Periodiek van de Vereniging Vrienden van het Nationaal Onderwijsmuseum

 


 


120202.  Zondagsschoolboekjes tussen 1890‑1941 De zondagsschool en de protestants‑christelijke leescultuur door Jacques Dane, 1994 nr. 2

Inleiding

'Moeders hand streelde troostend zijn hoofd. "Jongen, je kunt niet goed zijn uit je zelf alleen, God moet je helpen om sterk te zijn, dan alleen kun je de boodschap van je hart de baas blijven, dan alleen jongen. Bid den Heer, Jaap. Hij zal je helpen" '

Jaap Holm, het geesteskind van de succesvolle protestants‑christelijke kinderboekenschrijver W.G. van de Hulst (1879‑1963), heeft het heel moeilijk. Zijn ouders zijn zéér arm, ze kunnen nauwelijks eten en kleren kopen voor hem en z'n jongere zusje. Tot overmaat van ramp wordt hij verdacht van de diefstal van een beursje met drie en veertig gulden. Gelukkig loopt alles goed af: het komt uit dat de diefstal door een ander is gepleegd én Jaaps vader krijgt een baan.' Het kinderboek Jaap Holm en z'n vrinden was voor de christelijke uitgeverij G.F. Callenbach te Nijkerk een bestseller: tus­sen 1910 en 1940 werd het boek twaalf maal herdrukt .2 De protestants‑christelijke  pers was van de eerste tot en met de  twaalfde druk unaniem lovend over dit kinderboek. In het novembernummer van  1910 van De Christelijke Familiekring. Tijd­schrift voor zondagsschool en huisgezin  staat te lezen: 'Een enig boek, zoo zal ie­dere jongen uitroepen, als hij ’t verslonden  heeft en de meisjes zullen niet minder ervan genieten, al is 't een jongensboek .'3 In  1930, twintig jaar later, bij het uitkomen van de negende druk, schreef een recensent   dat het een 'prachtboek' was: 'Vol span­ning. Vol opvoeding.
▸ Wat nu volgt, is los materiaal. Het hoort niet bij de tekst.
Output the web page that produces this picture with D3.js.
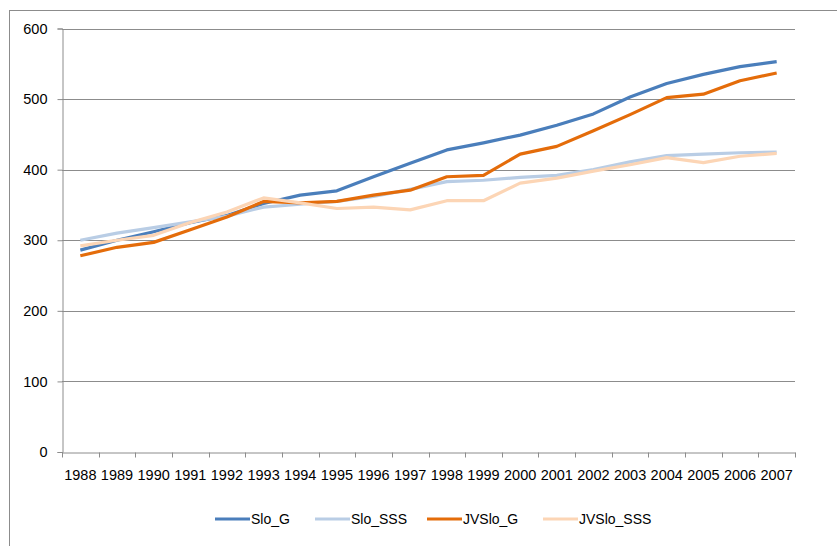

Ook vol ernst.''

Jaap Holm en z'n vrinden staat bekend  als een 'zondagsschoolboek'. Binnen de protestants‑christelijke samenleving in Nederland was het sinds de tweede helft van de negentiende eeuw gebruikelijk kinderen tussen ongeveer zes en twaalf jaar na de wekelijkse kerkdienst of op zondagmiddag naar een school te sturen die gerelateerd was aan de kerk. Op de zondagsschool werden de kinderen ingewijd in de waarden en normen vaan de christelijke cultuur. 5 Concreet hield dit in dat men gezamenlijk een lied ‑ een psalmvers of een zondagsschoolversje ‑ zong en dat de leider of leidster een (bijbels) verhaal vertelde.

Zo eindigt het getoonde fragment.